In response to Soleimani's killing, Iran launched a barrage of ballistic missiles targeting U.S. troops in Iraq, without causing serious injuries. Khamenei said the strike dealt a “blow to America's image” as a superpower. In the part of his sermon delivered in Arabic, he said the “real punishment” would be in forcing the U.S. to withdraw from the Middle East.
U.S. President Donald Trump later tweeted a sharp response to Khamenei: “The so-called ‘Supreme Leader' of Iran, who has not been so Supreme lately, had some nasty things to say about the United States and Europe. Their economy is crashing, and their people are suffering. He should be very careful with his words!"

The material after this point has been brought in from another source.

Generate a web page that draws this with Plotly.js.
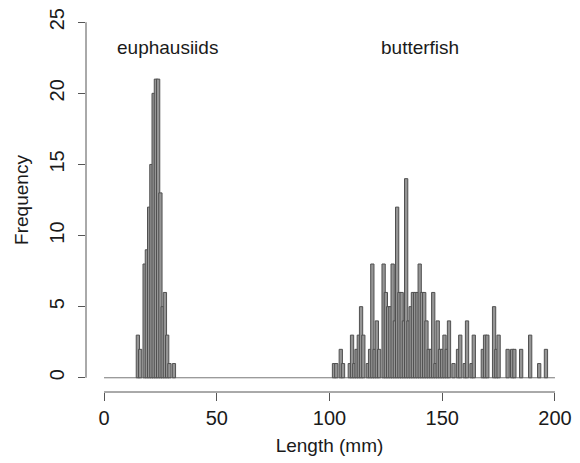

After the missile strike on Soleimani, as Iran's Revolutionary Guard braced for an American counterattack that never came, it mistakenly shot down a Ukrainian jetliner shortly after takeoff from Tehran's international airport, killing all 176 passengers on board, mostly Iranians.
Authorities concealed their role in the tragedy for three days, initially blaming the crash on a technical problem. When it came, their admission of responsibility triggered days of street protests, which security forces dispersed with live ammunition and tear gas.
Khamenei called the shootdown of the plane a "bitter accident" that he said had saddened Iran as much as it made its enemies happy. He said Iran's enemies had seized on the crash to question the Islamic Republic, the Revolutionary Guard and the armed forces.